I am trying to understand mechanism of Word2Vec for word embedding. I gone through from following links:
https://www.analyticsvidhya.com/blog/2017/06/word-embeddings-count-word2veec/

https://machinelearningmastery.com/develop-word-embeddings-python-gensim/

But Not clear idea behind Word2Vec or how its work.

I understand Follow steps:

  1. It will take sentence and split in to words.
  2. It will make vocabulary of all those words
  3. But when I see do model['word in vocabulary'] it gives numerical vector.
    Questions:
    1) What is Vector representation?
    2) What is each numerical value represent?

I am confuse about it.

Please if anyone have tutorial or any link from which I can understand better It will be helpful for me.

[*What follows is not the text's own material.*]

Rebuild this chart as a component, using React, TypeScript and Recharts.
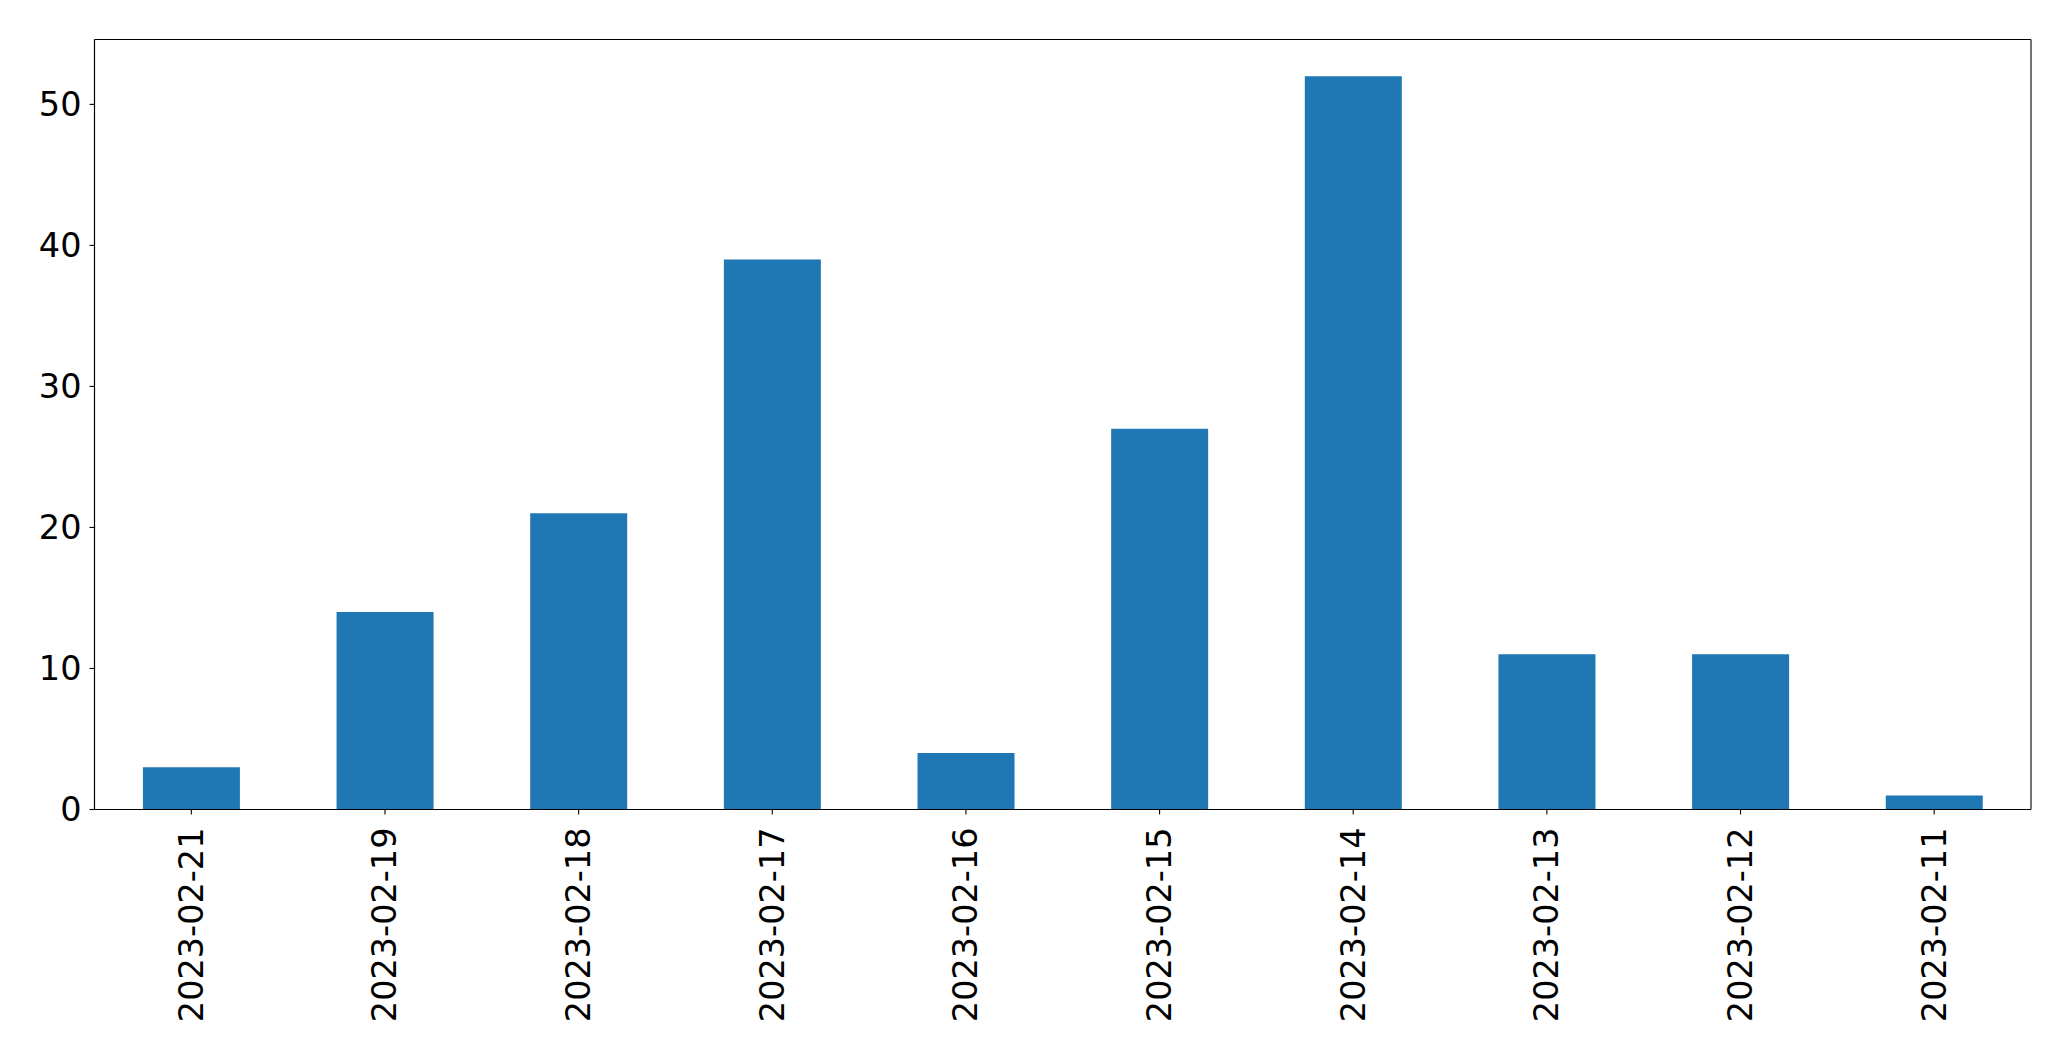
import React from "react";
import { Bar, BarChart, CartesianGrid, XAxis, YAxis } from "recharts";

const dates = [
  "2023-02-21",
  "2023-02-19",
  "2023-02-18",
  "2023-02-17",
  "2023-02-16",
  "2023-02-15",
  "2023-02-14",
  "2023-02-13",
  "2023-02-12",
  "2023-02-11",
];
const counts = [3, 14, 21, 39, 4, 27, 52, 11, 11, 1];
const yTicks = [0, 10, 20, 30, 40, 50];

const data = dates.map((date, i) => ({ date, count: counts[i] }));

const font = "'DejaVu Sans', sans-serif";
const fontSize = 33.5;

const XTick = (props: any) => {
  const { x, y, payload } = props;
  return (
    <g transform={`translate(${x},${y})`}>
      <text
        transform="rotate(-90)"
        textAnchor="end"
        dominantBaseline="central"
        fontFamily={font}
        fontSize={fontSize}
        fill="#000"
      >
        {payload.value}
      </text>
    </g>
  );
};

// frame lines on the plot edges (matplotlib box)
const frameH = ({ offset }: any) => [offset.top, offset.top + offset.height];
const frameV = ({ offset }: any) => [offset.left, offset.left + offset.width];

export default function App() {
  return (
    <div style={{ position: "absolute", left: 0, top: 0, background: "#fff" }}>
      <BarChart
        width={2071}
        height={1061}
        data={data}
        margin={{ top: 39.5, right: 40, bottom: 0, left: 0 }}
        barCategoryGap="25%"
      >
        <CartesianGrid
          stroke="#000"
          strokeWidth={1.1}
          horizontalCoordinatesGenerator={frameH}
          verticalCoordinatesGenerator={frameV}
        />
        <XAxis
          dataKey="date"
          height={251.5}
          interval={0}
          tick={<XTick />}
          tickSize={5}
          tickMargin={13}
          stroke="#000"
          tickLine={{ stroke: "#000", strokeWidth: 1.1 }}
          axisLine={{ stroke: "#000", strokeWidth: 1.1 }}
        />
        <YAxis
          width={94.5}
          domain={[0, 54.6]}
          ticks={yTicks}
          allowDataOverflow
          tickSize={5}
          tickMargin={8}
          tick={{ fontFamily: font, fontSize, fill: "#000" }}
          tickLine={{ stroke: "#000", strokeWidth: 1.1 }}
          axisLine={{ stroke: "#000", strokeWidth: 1.1 }}
        />
        <Bar dataKey="count" fill="#1f77b4" isAnimationActive={false} />
      </BarChart>
    </div>
  );
}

Thank you so much in advance


#2

Let me address your queries one by one.

Given below is a figure of Word2Vec model with a single word context window. The input layer takes a word in one-hot encoded form. The weights between the input layer and the hidden layer can be represented by a V x N matrix, where V = vocabulary size and N = no. of hidden units.

Each row of this matrix is the N-dimensional vector representation of the associated word of the input layer. Hence, each word in the vocabulary would have an N-dimensional vector representation.

image

The numbers in a word vector are nothing but the weights learned by the model mentioned above.

Regards


#3

@pjoshi15 Thank you so much for your very nice Explanation